> Stated problem
Reproduce the data exactly and drop any pictures it holds.
** START OF Information provided **
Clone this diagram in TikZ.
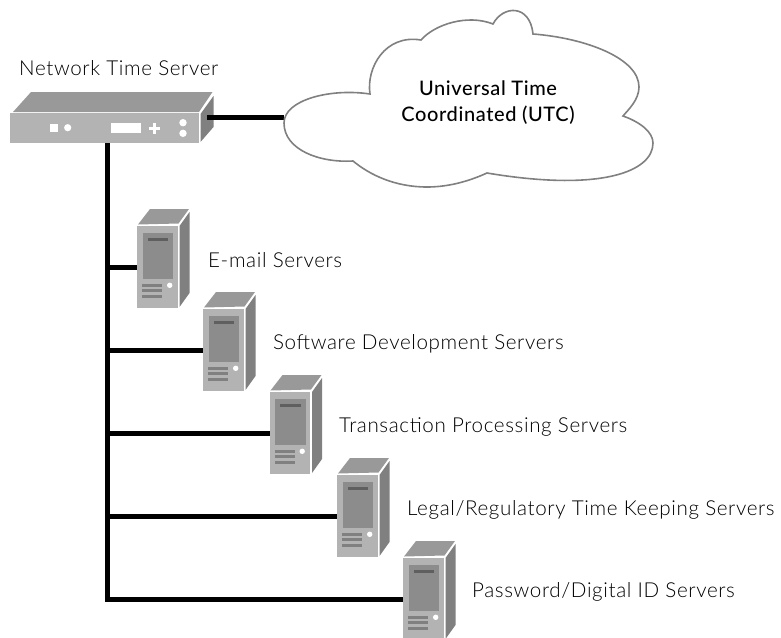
\documentclass[tikz,border=0pt]{standalone}
\usepackage{fontspec}
\setmainfont{Lato Light}[BoldFont=Lato Medium,LetterSpace=3]
\definecolor{fronts}{HTML}{B3B3B3}
\definecolor{tops}{HTML}{999999}
\definecolor{sides}{HTML}{808080}
\definecolor{panel}{HTML}{8C8C8C}
\definecolor{slot}{HTML}{4D4D4D}
\definecolor{cloudline}{HTML}{808080}
\tikzset{
  wire/.style={line width=5pt,black},
  lbl/.style={anchor=west,inner sep=0pt,font=\fontsize{20.6}{22}\selectfont,text=black},
  frontbox/.style={fill=fronts,draw=none,inner sep=0pt,minimum width=#1},
  lit/.style={fill=white,draw=none}
}
\newcommand{\towerunit}[3]{%
  \begin{scope}[shift={(#2,#3)}]
    \fill[tops] (1,-1.5) -- (13,-17) -- (52,-17) -- (41.5,-2.5) -- cycle;
    \fill[sides] (42.5,0) -- (52.5,-14) -- (52.5,67) -- (42.5,81) -- cycle;
    \node[frontbox=40.5pt,minimum height=82pt,anchor=north west] (#1) at (0,0) {};
    \fill[panel] (5.7,6.7) rectangle (36,53);
    \fill[slot!90] (10.7,11.7) rectangle (31,15);
    \fill[lit] (32.7,59.3) circle (2.7);
    \fill[sides] (5,57.7) rectangle (25,61);
    \fill[sides] (5,63.3) rectangle (25,66.3);
    \fill[sides] (5,69) rectangle (25,72);
  \end{scope}}
\begin{document}
\begin{tikzpicture}[x=1pt,y=-1pt]
\useasboundingbox (0,0) rectangle (781,637);
% network time server
\node[lbl] (ntslabel) at (19,68.5) {Network Time Server};
\fill[tops] (13,112) -- (31,92) -- (212.5,92) -- (199,112) -- cycle;
\fill[sides] (200.5,114) -- (213.5,96) -- (213.5,127) -- (200.5,142) -- cycle;
\node[frontbox=189pt,minimum height=30pt,anchor=north west] (nts) at (10,113) {};
\coordinate (ntsport) at (207,117.5);
\fill[lit] (50,124) rectangle (57.5,132);
\fill[lit] (67.7,127.7) circle (3.6);
\fill[lit] (111,123) rectangle (141,132.5);
\fill[lit] (148.5,126.6) rectangle (160,130);
\fill[lit] (152.5,122.7) rectangle (155.9,134);
\fill[lit] (183,122.7) circle (3.7);
\fill[lit] (183,133.3) circle (3.7);
% cloud
\coordinate (cloudport) at (284,117.5);
\draw[wire] (ntsport) -- (cloudport);
\draw[cloudline,fill=white,line width=1.6pt,line join=miter]
  (370,94) .. controls (366,68) and (385,34) .. (421,40)
  .. controls (435,24) and (468,14) .. (493,24)
  .. controls (503,5) and (530,4) .. (533,34)
  .. controls (585,38) and (639,58) .. (639,87)
  .. controls (639,100) and (628,110) .. (623,116)
  .. controls (640,122) and (653,132) .. (653,143)
  .. controls (653,172) and (600,192) .. (487,173)
  .. controls (465,183) and (445,187) .. (427,187)
  .. controls (395,187) and (370,175) .. (353,161)
  .. controls (320,163) and (284,150) .. (284,123)
  .. controls (284,100) and (330,88) .. (370,94) -- cycle;
\node[lbl,anchor=center,align=center,font=\fontsize{20}{26}\selectfont\bfseries,text=black] (utc) at (488,103) {Universal Time\\Coordinated (UTC)};
% servers
\towerunit{mail}{137}{226}
\towerunit{dev}{203}{309}
\towerunit{trans}{269.5}{392}
\towerunit{legal}{337}{475}
\towerunit{pass}{403}{558}
\coordinate (trunk) at (107.5,143);
\draw[wire,line join=miter] (trunk) -- (trunk |- pass.west) -- (pass.west);
\draw[wire] (trunk |- mail.west) -- (mail.west);
\draw[wire] (trunk |- dev.west) -- (dev.west);
\draw[wire] (trunk |- trans.west) -- (trans.west);
\draw[wire] (trunk |- legal.west) -- (legal.west);
\node[lbl] (maillabel) at (208,260.5) {E-mail Servers};
\node[lbl] (devlabel) at (273,343.5) {Software Development Servers};
\node[lbl] (translabel) at (339,426.5) {Transaction Processing Servers};
\node[lbl] (legallabel) at (407,509.5) {Legal/Regulatory Time Keeping Servers};
\node[lbl] (passlabel) at (472,591.5) {Password/Digital ID Servers};
\end{tikzpicture}
\end{document}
** END OF Information provided **
> Correct result
Clone this diagram in TikZ.
\documentclass[tikz,border=0pt]{standalone}
\usepackage{fontspec}
\setmainfont{Lato Light}[BoldFont=Lato Medium,LetterSpace=3]
\definecolor{fronts}{HTML}{B3B3B3}
\definecolor{tops}{HTML}{999999}
\definecolor{sides}{HTML}{808080}
\definecolor{panel}{HTML}{8C8C8C}
\definecolor{slot}{HTML}{4D4D4D}
\definecolor{cloudline}{HTML}{808080}
\tikzset{
  wire/.style={line width=5pt,black},
  lbl/.style={anchor=west,inner sep=0pt,font=\fontsize{20.6}{22}\selectfont,text=black},
  frontbox/.style={fill=fronts,draw=none,inner sep=0pt,minimum width=#1},
  lit/.style={fill=white,draw=none}
}
\newcommand{\towerunit}[3]{%
  \begin{scope}[shift={(#2,#3)}]
    \fill[tops] (1,-1.5) -- (13,-17) -- (52,-17) -- (41.5,-2.5) -- cycle;
    \fill[sides] (42.5,0) -- (52.5,-14) -- (52.5,67) -- (42.5,81) -- cycle;
    \node[frontbox=40.5pt,minimum height=82pt,anchor=north west] (#1) at (0,0) {};
    \fill[panel] (5.7,6.7) rectangle (36,53);
    \fill[slot!90] (10.7,11.7) rectangle (31,15);
    \fill[lit] (32.7,59.3) circle (2.7);
    \fill[sides] (5,57.7) rectangle (25,61);
    \fill[sides] (5,63.3) rectangle (25,66.3);
    \fill[sides] (5,69) rectangle (25,72);
  \end{scope}}
\begin{document}
\begin{tikzpicture}[x=1pt,y=-1pt]
\useasboundingbox (0,0) rectangle (781,637);
% network time server
\node[lbl] (ntslabel) at (19,68.5) {Network Time Server};
\fill[tops] (13,112) -- (31,92) -- (212.5,92) -- (199,112) -- cycle;
\fill[sides] (200.5,114) -- (213.5,96) -- (213.5,127) -- (200.5,142) -- cycle;
\node[frontbox=189pt,minimum height=30pt,anchor=north west] (nts) at (10,113) {};
\coordinate (ntsport) at (207,117.5);
\fill[lit] (50,124) rectangle (57.5,132);
\fill[lit] (67.7,127.7) circle (3.6);
\fill[lit] (111,123) rectangle (141,132.5);
\fill[lit] (148.5,126.6) rectangle (160,130);
\fill[lit] (152.5,122.7) rectangle (155.9,134);
\fill[lit] (183,122.7) circle (3.7);
\fill[lit] (183,133.3) circle (3.7);
% cloud
\coordinate (cloudport) at (284,117.5);
\draw[wire] (ntsport) -- (cloudport);
\draw[cloudline,fill=white,line width=1.6pt,line join=miter]
  (370,94) .. controls (366,68) and (385,34) .. (421,40)
  .. controls (435,24) and (468,14) .. (493,24)
  .. controls (503,5) and (530,4) .. (533,34)
  .. controls (585,38) and (639,58) .. (639,87)
  .. controls (639,100) and (628,110) .. (623,116)
  .. controls (640,122) and (653,132) .. (653,143)
  .. controls (653,172) and (600,192) .. (487,173)
  .. controls (465,183) and (445,187) .. (427,187)
  .. controls (395,187) and (370,175) .. (353,161)
  .. controls (320,163) and (284,150) .. (284,123)
  .. controls (284,100) and (330,88) .. (370,94) -- cycle;
\node[lbl,anchor=center,align=center,font=\fontsize{20}{26}\selectfont\bfseries,text=black] (utc) at (488,103) {Universal Time\\Coordinated (UTC)};
% servers
\towerunit{mail}{137}{226}
\towerunit{dev}{203}{309}
\towerunit{trans}{269.5}{392}
\towerunit{legal}{337}{475}
\towerunit{pass}{403}{558}
\coordinate (trunk) at (107.5,143);
\draw[wire,line join=miter] (trunk) -- (trunk |- pass.west) -- (pass.west);
\draw[wire] (trunk |- mail.west) -- (mail.west);
\draw[wire] (trunk |- dev.west) -- (dev.west);
\draw[wire] (trunk |- trans.west) -- (trans.west);
\draw[wire] (trunk |- legal.west) -- (legal.west);
\node[lbl] (maillabel) at (208,260.5) {E-mail Servers};
\node[lbl] (devlabel) at (273,343.5) {Software Development Servers};
\node[lbl] (translabel) at (339,426.5) {Transaction Processing Servers};
\node[lbl] (legallabel) at (407,509.5) {Legal/Regulatory Time Keeping Servers};
\node[lbl] (passlabel) at (472,591.5) {Password/Digital ID Servers};
\end{tikzpicture}
\end{document}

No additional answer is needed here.